We are in discussion with Respect in regards to creating an acceditation system that will focus on LGBT perpetrators. 

Why is it so important to have programmes for perpetrators? 

The evidence to support the need for this work is small to non-existent and it is imperative that this gap in services and support is addressed.

Over the last year 2% of the calls made our helpline were from LGBor T perpetrators.   Respect have stated that they deal with an average of 2 LGBor T perpetrators on their helpline. 

The issues of sexuality play a part in domestic violence and disclosure of being a perpetrator based on fear of being judged, isolation and homophobia. 

What are some of the reasons people carry out DV on another person? 

Domestic violence is a form of power and control that usually occurs in relationships but is not exclusive to this set-up.  

Domestic violence is the abuse of one partner within an intimate or family relationship. It is the repeated, random and habitual use of intimidation to control a partner.  

The abuse can be physical, emotional, psychological, financial or sexual.
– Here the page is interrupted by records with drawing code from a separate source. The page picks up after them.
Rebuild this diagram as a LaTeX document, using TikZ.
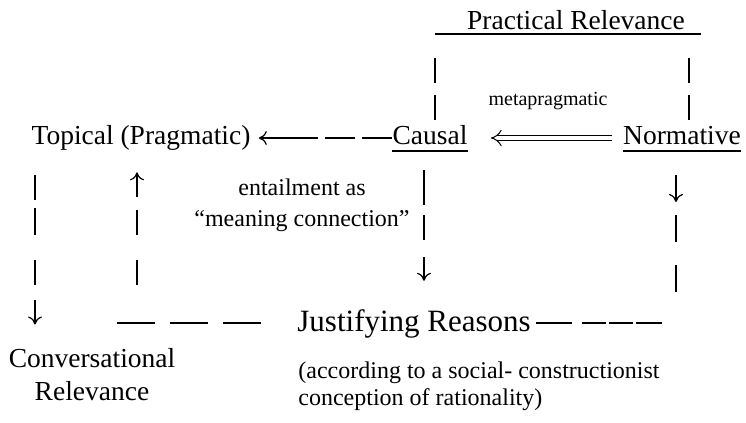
\documentclass[tikz,border=0pt]{standalone}
\usepackage{fontspec}
\setmainfont{Liberation Serif}
\usetikzlibrary{arrows.meta}
\newcommand{\termsz}{\fontsize{13.75}{16.5}\selectfont}
\newcommand{\notesz}{\fontsize{12}{15.5}\selectfont}
\tikzset{
  term/.style={inner sep=0pt, anchor=base, font=\termsz},
  note/.style={inner sep=0pt, anchor=base, font=\notesz},
  conn/.style={line width=0.6pt},
}
\begin{document}
\begin{tikzpicture}[x=0.5pt, y=-0.5pt, >={To[length=4pt,width=7pt]}]
\useasboundingbox (0,0) rectangle (746,423);
% terms
\node[term] (prac) at (576,30) {Practical Relevance};
\node[term] (topical) at (141,144) {Topical (Pragmatic)};
\node[term] (causal) at (430,144) {Causal};
\node[term] (norm) at (682,144) {Normative};
\node[term, anchor=base west, font=\fontsize{15.5}{18}\selectfont] (just) at (297,331) {Justifying Reasons};
\node[term, align=center] (conv) at (92,400) {Conversational\\Relevance};
% notes
\node[note, font=\fontsize{10}{12}\selectfont] (meta) at (548,105) {metapragmatic};
\node[note, align=center] (ent) at (302,226) {entailment as\\``meaning connection''};
\node[note, align=left, anchor=base west, font=\fontsize{12}{13.5}\selectfont] (acc) at (298,405) {(according to a social- constructionist\\conception of rationality)};
% underlines
\draw[line width=1pt] ([xshift=-16pt,yshift=-2pt]prac.base west) -- ([xshift=8pt,yshift=-2pt]prac.base east);
\draw[conn] ([yshift=-3.5pt]causal.base west) -- ([yshift=-3.5pt]causal.base east);
\draw[conn] ([yshift=-3.5pt]norm.base west) -- ([yshift=-3.5pt]norm.base east);
% columns and free ends
\coordinate (colA) at (35,0);
\coordinate (colB) at (137,0);
\coordinate (colC) at (424,0);
\coordinate (colN) at (676,0);
\coordinate (pl) at (435,58);
\coordinate (pr) at (689,58);
\coordinate (bBot) at (137,285);
\coordinate (nArr) at (676,202);
\coordinate (nTop) at (676,215);
\coordinate (nBot) at (676,292);
\coordinate (rowL) at (113,323);
\coordinate (rowR) at (662,323);
% practical relevance links
\draw[conn, dash pattern=on 12.5pt off 6pt] (pl) -- (pl |- causal.north);
\draw[conn, dash pattern=on 12.5pt off 6pt] (pr) -- (pr |- norm.north);
% causal to topical
\draw[conn, ->, dash pattern=on 15pt off 3.5pt on 15pt off 3.5pt on 40pt]
  ([yshift=3pt]causal.base west) -- ([xshift=4pt,yshift=3pt]topical.base east);
% normative to causal
\draw[double, double distance=2.4pt, line width=0.5pt, -{Implies}]
  ([xshift=-5.5pt,yshift=3pt]norm.base west) -- ([xshift=11.5pt,yshift=3pt]causal.base east);
% topical down to conversational
\draw[conn, ->, shorten <=15.5pt, shorten >=11.5pt, dash pattern=on 12.5pt off 4pt on 13.5pt off 12.5pt on 12.5pt off 7.5pt on 20pt]
  (colA |- topical.base) -- (colA |- conv.north);
% justifying back up to topical
\draw[conn, dash pattern=on 19pt off 7.5pt] ([xshift=-18pt,yshift=4pt]just.base west) -- (rowL);
\draw[conn, ->, shorten >=11pt, dash pattern=on 12.5pt off 12.5pt on 12.5pt off 6.5pt on 20pt]
  (bBot) -- (colB |- topical.south);
% causal down to justifying
\draw[conn, ->, shorten <=13pt, shorten >=14pt, dash pattern=on 17.5pt off 5pt on 12.5pt off 8.5pt on 20pt]
  (colC |- causal.base) -- (colC |- just.north);
% normative down to justifying
\draw[conn, ->, shorten <=15.5pt] (colN |- norm.base) -- (nArr);
\draw[conn, dash pattern=on 13.5pt off 11.5pt] (nTop) -- (nBot);
\draw[conn, dash pattern=on 18pt off 5pt on 12pt off 1.5pt on 12pt off 1.5pt on 20pt]
  ([xshift=2.5pt,yshift=4pt]just.base east) -- (rowR);
\end{tikzpicture}
\end{document}
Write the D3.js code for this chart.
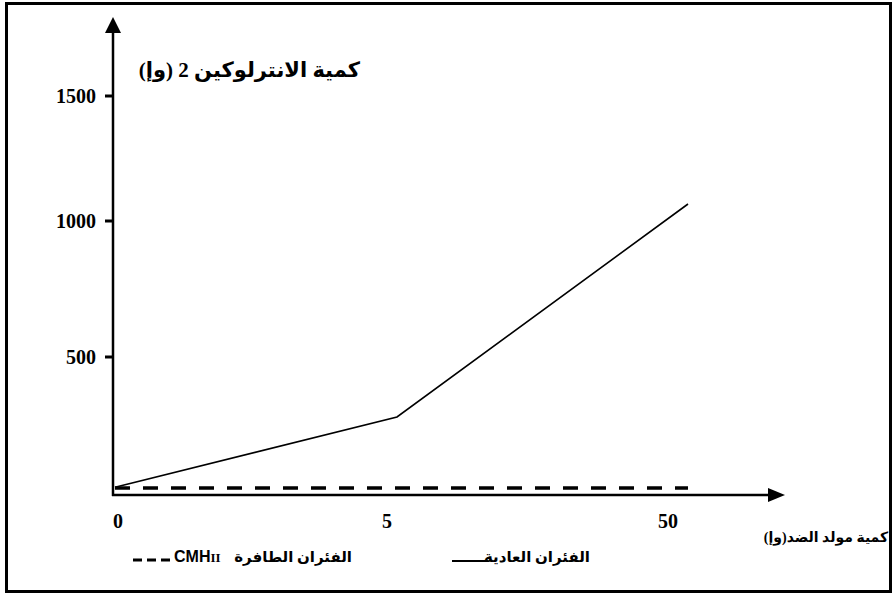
<!DOCTYPE html>
<html>
<head>
<meta charset="utf-8">
<script src="https://cdn.jsdelivr.net/npm/d3@7"></script>
<style>
  body { margin: 0; background: #fff; }
  svg text { font-family: "Liberation Serif", "DejaVu Sans", serif; font-weight: bold; fill: #000; }
</style>
</head>
<body>
<div id="chart"></div>
<script>
// data
var doses = ['0', '5', '50'];
var normalMice = [3, 271, 1068];
var mutantMice = [0, 0, 0];
var yTicks = [500, 1000, 1500];

var yTitle = 'كمية الانترلوكين 2 (وإ)';
var xTitle = 'كمية مولد الضد(وإ)';
var normalLabel = 'الفئران العادية';
var mutantLabel = 'الفئران الطافرة';

var W = 895, H = 597;

var svg = d3.select('#chart').append('svg')
  .attr('width', W).attr('height', H);

// frame
svg.append('rect')
  .attr('x', 6.5).attr('y', 3.5)
  .attr('width', 884).attr('height', 588)
  .attr('fill', 'none').attr('stroke', '#000').attr('stroke-width', 3);

// hand drawn axes: not quite even, so piecewise scales
var x = d3.scaleLinear().domain([0, 5, 50]).range([115, 397, 688]);
var y = d3.scaleLinear().domain([0, 500, 1000, 1500]).range([488, 357, 221, 96]);

var ax0 = 113, ay0 = 495;

// y axis with arrow
svg.append('line')
  .attr('x1', ax0).attr('y1', ay0 + 1).attr('x2', ax0).attr('y2', 30)
  .attr('stroke', '#000').attr('stroke-width', 2.5);
svg.append('path')
  .attr('d', 'M' + ax0 + ',17 L' + (ax0 - 8) + ',33 L' + (ax0 + 8) + ',33 Z')
  .attr('fill', '#000');

// x axis with arrow
svg.append('line')
  .attr('x1', ax0 - 1).attr('y1', ay0).attr('x2', 772).attr('y2', ay0)
  .attr('stroke', '#000').attr('stroke-width', 2.5);
svg.append('path')
  .attr('d', 'M785,' + ay0 + ' L768,' + (ay0 - 7) + ' L768,' + (ay0 + 7) + ' Z')
  .attr('fill', '#000');

// y ticks
var yt = svg.append('g').selectAll('g').data(yTicks).join('g')
  .attr('transform', function(d){ return 'translate(0,' + y(d) + ')'; });
yt.append('line')
  .attr('x1', ax0 - 8).attr('x2', ax0)
  .attr('stroke', '#000').attr('stroke-width', 3);
yt.append('text')
  .attr('x', 96).attr('dy', '0.35em')
  .attr('text-anchor', 'end')
  .style('font-size', '20px')
  .text(function(d){ return d; });

// x tick labels (the picture sets them a bit off the points)
var labelDx = [3, -10, -20];
svg.append('g').selectAll('text').data(doses).join('text')
  .attr('x', function(d, i){ return x(+d) + labelDx[i]; })
  .attr('y', 528)
  .attr('text-anchor', 'middle')
  .style('font-size', '20px')
  .text(function(d){ return d; });

// series
var line = d3.line()
  .x(function(d, i){ return x(+doses[i]); })
  .y(function(d){ return y(d); });

svg.append('path')
  .datum(normalMice)
  .attr('d', line)
  .attr('fill', 'none').attr('stroke', '#000').attr('stroke-width', 1.6);

svg.append('path')
  .datum(mutantMice)
  .attr('d', line)
  .attr('fill', 'none').attr('stroke', '#000').attr('stroke-width', 3.5)
  .attr('stroke-dasharray', '15,13');

// titles (rtl, so "start" is the right edge)
svg.append('text')
  .attr('x', 360).attr('y', 77)
  .attr('direction', 'rtl')
  .attr('text-anchor', 'start')
  .style('font-size', '21px')
  .text(yTitle);

// x title sits against the frame
svg.append('text')
  .attr('x', 826).attr('y', 542)
  .attr('direction', 'rtl')
  .attr('text-anchor', 'middle')
  .style('font-size', '14px')
  .text(xTitle);

// legend
var lg = svg.append('g');
lg.append('line')
  .attr('x1', 133).attr('x2', 170).attr('y1', 560).attr('y2', 560)
  .attr('stroke', '#000').attr('stroke-width', 3)
  .attr('stroke-dasharray', '9,5');
var cmh = lg.append('text')
  .attr('x', 174).attr('y', 562)
  .style('font-size', '16px');
cmh.append('tspan').style('font-family', 'Liberation Sans').text('CMH');
cmh.append('tspan').style('font-size', '13px').text('II');
lg.append('text')
  .attr('x', 352).attr('y', 562)
  .attr('direction', 'rtl')
  .attr('text-anchor', 'start')
  .style('font-size', '15px')
  .text(mutantLabel);

lg.append('line')
  .attr('x1', 452).attr('x2', 488).attr('y1', 561).attr('y2', 561)
  .attr('stroke', '#000').attr('stroke-width', 2);
lg.append('text')
  .attr('x', 590).attr('y', 562)
  .attr('direction', 'rtl')
  .attr('text-anchor', 'start')
  .style('font-size', '15px')
  .text(normalLabel);
</script>
</body>
</html>
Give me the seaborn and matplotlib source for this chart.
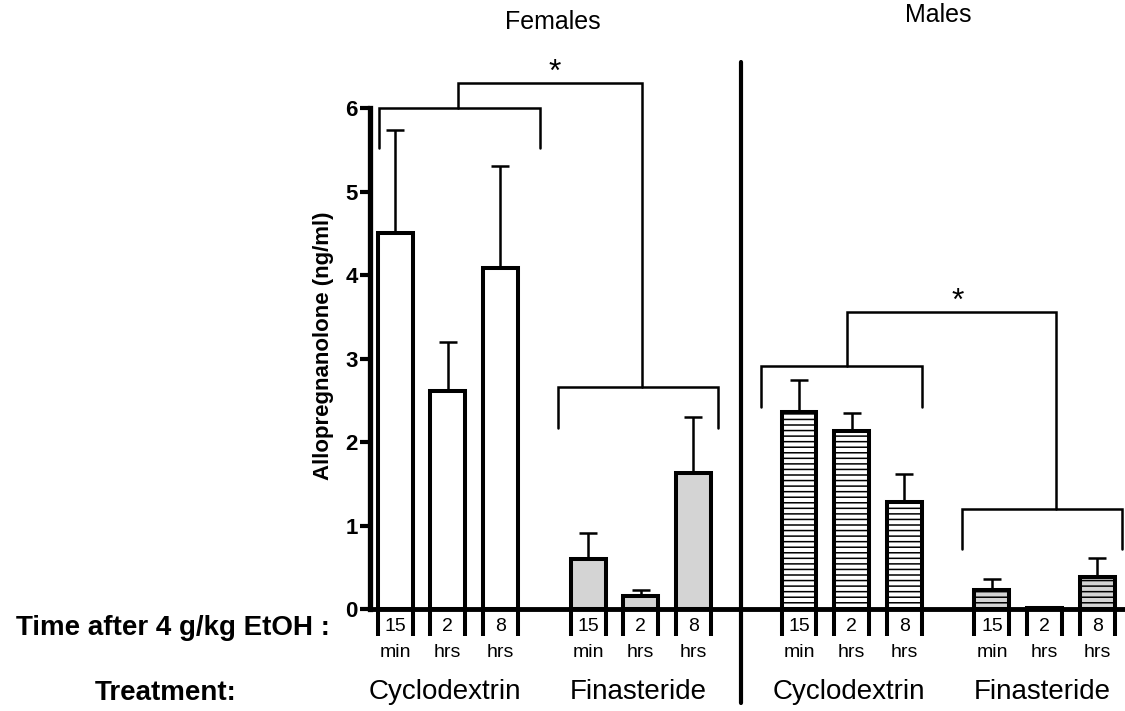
import numpy as np
import pandas as pd
import matplotlib
matplotlib.use("Agg")
import matplotlib.pyplot as plt
import seaborn as sns

# Allopregnanolone (ng/ml), mean and SEM, by sex / treatment / time after 4 g/kg EtOH
times = ["15\nmin", "2\nhrs", "8\nhrs"]
treatments = ["Cyclodextrin", "Finasteride"]
sexes = ["Females", "Males"]

female_cyclodextrin = [4.50, 2.61, 4.09]
female_cyclodextrin_sem = [1.24, 0.59, 1.22]
female_finasteride = [0.60, 0.16, 1.63]
female_finasteride_sem = [0.32, 0.07, 0.67]
male_cyclodextrin = [2.36, 2.13, 1.28]
male_cyclodextrin_sem = [0.39, 0.22, 0.34]
male_finasteride = [0.23, 0.02, 0.39]
male_finasteride_sem = [0.14, 0.00, 0.22]

sns.set_style("white")
plt.rcParams["font.family"] = ["Liberation Sans", "DejaVu Sans"]
plt.rcParams.update({
    "hatch.linewidth": 1.1,
    "text.color": "black",
    "axes.edgecolor": "black",
    "axes.labelcolor": "black",
    "ytick.color": "black",
    "xtick.color": "black",
})

fig = plt.figure(figsize=(11.25, 7.11), dpi=100)
ax = fig.add_axes([0.3289, 0.1428, 0.6711, 0.7053])

group_start = [0.0, 3.67, 7.68, 11.35]
offsets = np.arange(3)
series = [
    (female_cyclodextrin, female_cyclodextrin_sem, "white", None),
    (female_finasteride, female_finasteride_sem, "#d4d4d4", None),
    (male_cyclodextrin, male_cyclodextrin_sem, "white", "---"),
    (male_finasteride, male_finasteride_sem, "#d4d4d4", "---"),
]

bar_w = 0.665
edge_lw = 2.9
all_x = []
for start, (means, sems, fill, hatch) in zip(group_start, series):
    xs = start + offsets
    all_x.extend(xs)
    df = pd.DataFrame({"pos": xs, "value": means})
    kw = dict(hatch=hatch) if hatch else {}
    sns.barplot(data=df, x="pos", y="value", native_scale=True, width=bar_w,
                errorbar=None, color=fill, saturation=1, edgecolor="black",
                linewidth=edge_lw, ax=ax, zorder=3, **kw)
    ax.errorbar(xs, means, yerr=[np.zeros(3), sems], fmt="none", ecolor="black",
                elinewidth=1.8, capsize=6.5, capthick=1.8, zorder=2)

all_x = np.array(all_x)

ax.set_xlim(-0.479, 13.88)
ax.set_ylim(0, 6)
ax.set_xlabel("")
ax.set_ylabel("")
ax.set_xticks([])
ax.set_yticks(range(0, 7))
ax.tick_params(axis="y", direction="out", length=7, width=3, labelsize=16, pad=2,
               left=True, colors="black")
for lbl in ax.get_yticklabels():
    lbl.set_fontweight("bold")
for side in ["top", "right"]:
    ax.spines[side].set_visible(False)
ax.spines["left"].set_linewidth(3.8)
ax.spines["bottom"].set_linewidth(3.5)
ax.spines["left"].set_bounds(0, 6)

# bar-edge marks under the baseline framing each time label
edges = np.concatenate([all_x - bar_w / 2, all_x + bar_w / 2])
ax.vlines(edges, -0.32, 0, colors="black", lw=2.9, clip_on=False)

for x, t in zip(all_x, times * 4):
    num, unit = t.split("\n")
    ax.text(x, -0.206, num, ha="center", va="center", fontsize=14, clip_on=False)
    ax.text(x, -0.51, unit, ha="center", va="center", fontsize=14, clip_on=False)

for start, name in zip(group_start, treatments * 2):
    ax.text(start + 0.95, -0.983, name, ha="center", va="center", fontsize=20, clip_on=False)

# divider between females and males
ax.plot([6.574, 6.574], [-1.12, 6.55], color="black", lw=3, clip_on=False)

# significance brackets
bk = dict(color="black", lw=1.8, clip_on=False, solid_joinstyle="miter")
ax.plot([-0.30, -0.30, 2.753, 2.753], [5.52, 6.004, 6.004, 5.52], **bk)
ax.plot([1.20, 1.20, 4.686, 4.686], [6.004, 6.296, 6.296, 2.666], **bk)
ax.plot([3.089, 3.089, 6.143, 6.143], [2.175, 2.666, 2.666, 2.175], **bk)
ax.text(3.03, 6.42, "*", ha="center", va="center", fontsize=23, clip_on=False)

ax.plot([6.955, 6.955, 10.01, 10.01], [2.426, 2.913, 2.913, 2.426], **bk)
ax.plot([8.595, 8.595, 12.563, 12.563], [2.913, 3.563, 3.563, 1.202], **bk)
ax.plot([10.78, 10.78, 13.82, 13.82], [0.72, 1.202, 1.202, 0.72], **bk)
ax.text(10.705, 3.68, "*", ha="center", va="center", fontsize=23, clip_on=False)

# titles and side captions
W, H = 1125, 711
fig.text(553 / W, 1 - 22 / H, sexes[0], ha="center", va="center", fontsize=18)
fig.text(938 / W, 1 - 15 / H, sexes[1], ha="center", va="center", fontsize=18)
fig.text(323 / W, 1 - 346 / H, "Allopregnanolone (ng/ml)", rotation=90,
         ha="center", va="center", fontsize=16, fontweight="bold")
fig.text(173 / W, 1 - 628 / H, "Time after 4 g/kg EtOH :", ha="center", va="center",
         fontsize=20, fontweight="bold")
fig.text(166 / W, 1 - 693 / H, "Treatment:", ha="center", va="center",
         fontsize=20, fontweight="bold")

fig.savefig("out.png", dpi=100, facecolor="white")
Anyone forced to alter their behaviour because they are frightened of their partner’s reaction is being abused. 

The highest categories over the past year is physical abuse followed by psychological and financial. 

What are some of the signs of abuse?

  1. If a victim is forced to change their behaviour because they are frightened of their partner then they is being abused.  If they are experiencing any of the following then it’s likely that they are being abused.
  1. Is he/she jealous and possessive?
  2. Does he/she cut the victim off from family and friends and try to isolate them?
  3. Is h/she charming one minute and abusive the next, does he have sudden changes of mood  – like Dr Jekyll and Mr Hyde?
  4. Does he/she control her life – for example money, who they should see and what they should wear?
  5. Does he/she monitor her movements?
  6. Does he/she blame her for the abuse?
  7. Does he/she humiliate or insult them in front of others?
  8. Does he/she verbally abuse the victim?
  9. Does he/she constantly criticise victim?
  10. Does he/she use anger and intimidation to frighten the victim and to make them comply with their demands?
  11. Does he/she tell the victim they are useless and couldn’t cope without them?
  12. Has he/she threatened to hurt the victim or people close to them if they leaves?
  13. Does the victim change their behaviour to avoid making the perpetrator angry and triggering an attack?
  14. Are they forced to have sex when they do not want to?

But this list is not exhaustive. 

How is Broken Rainbow funded? 

We are currently funded by the Home Office and Lankelly Chase Foundation. Fundraising is extremely hard for an LGBT organisation as few funders include or acknowledge the need for specialist services that are much needed in the LGBT communities. This has been made even more difficult in the current financial climate. 

Charities in UK are constantly fighting for survival due to a lack of knowledge and understanding of the LGBT needs which causes barriers for LGBT charities and in turn LGBT individuals who really need our help.